The evade function is one of the many abilities that can be improved by installing chips in your android. You can pick and choose chips as you see fit to suit your play style. There are a fair amount of basic chips such as enhanced short and ranged attacks, melee defense, ranged defense, health boosts, and the like. You can also regain health for defeating enemies, enhance your speed, or stop time on the execution of a perfect evade. If you’re feeling particularly creative, you can remove HUD elements like your health bar and the mini map to create extra space for more exciting chips. Unfortunately, there aren’t any chips to improve the dreadful map which might as well not exist for all the good it does. Once you’ve got a decent setup, the game will almost certainly become too easy on the normal difficulty setting, while still being full of one-hit-kills on the hard setting.

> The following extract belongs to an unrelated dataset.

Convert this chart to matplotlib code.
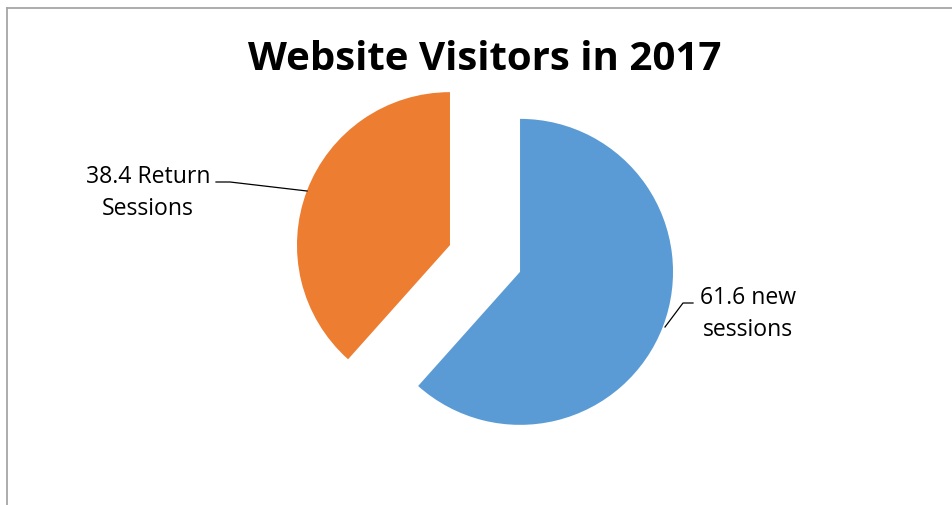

The reduced difficulty contributes to making the game rather boring. You’re rarely at risk of dying, but machines still take a large number of hits to kill. It ends up becoming a real slog to take on large groups, and occasionally I just switched off and ran around in circles while my pod did all the work. The combat occasionally looks flashy, but it rarely feels satisfying. Bayonetta encouraged you to be creative by rewarding long combos and difficult attack moves, but there’s nothing like that in NieR: Automata and the game suffers as a result.
NieR: Automata tries to mix things up with side-on and top-down combat, but this only really feels exciting when in the mech suit, which opens the game up to some frantic bullet-hell action that is always over far too soon. The game’s best bosses are found in these mech suit sections where you’ll take on machines like the massive weaponized construction site in long drawn out fights that look as spectacular as they feel. Conversely, the bosses you’ll fight on foot are either giant spheres or humanoid opponents, the latter of which can be easily cheesed.
While I didn’t enjoy the combat, I still enjoyed playing NieR: Automata because of the incredible musical score throughout the game. Each section has its own distinct theme and nearly every one of them is brilliant. I can’t think of a better musical score in a game of this generation, or maybe ever. The music plays a surprisingly active part in contributing to a rousing ending that I’m still thinking about as I type this.
For half of my time with NieR: Automata, I was debating in my head whether the game had done enough to earn 3 stars. The combat was so dull and the story so bland that I couldn’t find many redeeming qualities. However, in the second half the of the game, there are highs that are so powerful and so well executed, that I ended up thinking about the game for days after I finished it. I don’t want to play NieR: Automata again, but I could talk about it for hours on end. NieR: Automata has far too much padding and would be better as a 20-hour experience instead of a 40 hour one. Despite all that, there are parts of this game that simply have to be experienced. The music and the story are phenomenal; it’s just a shame the combat isn’t of the same quality.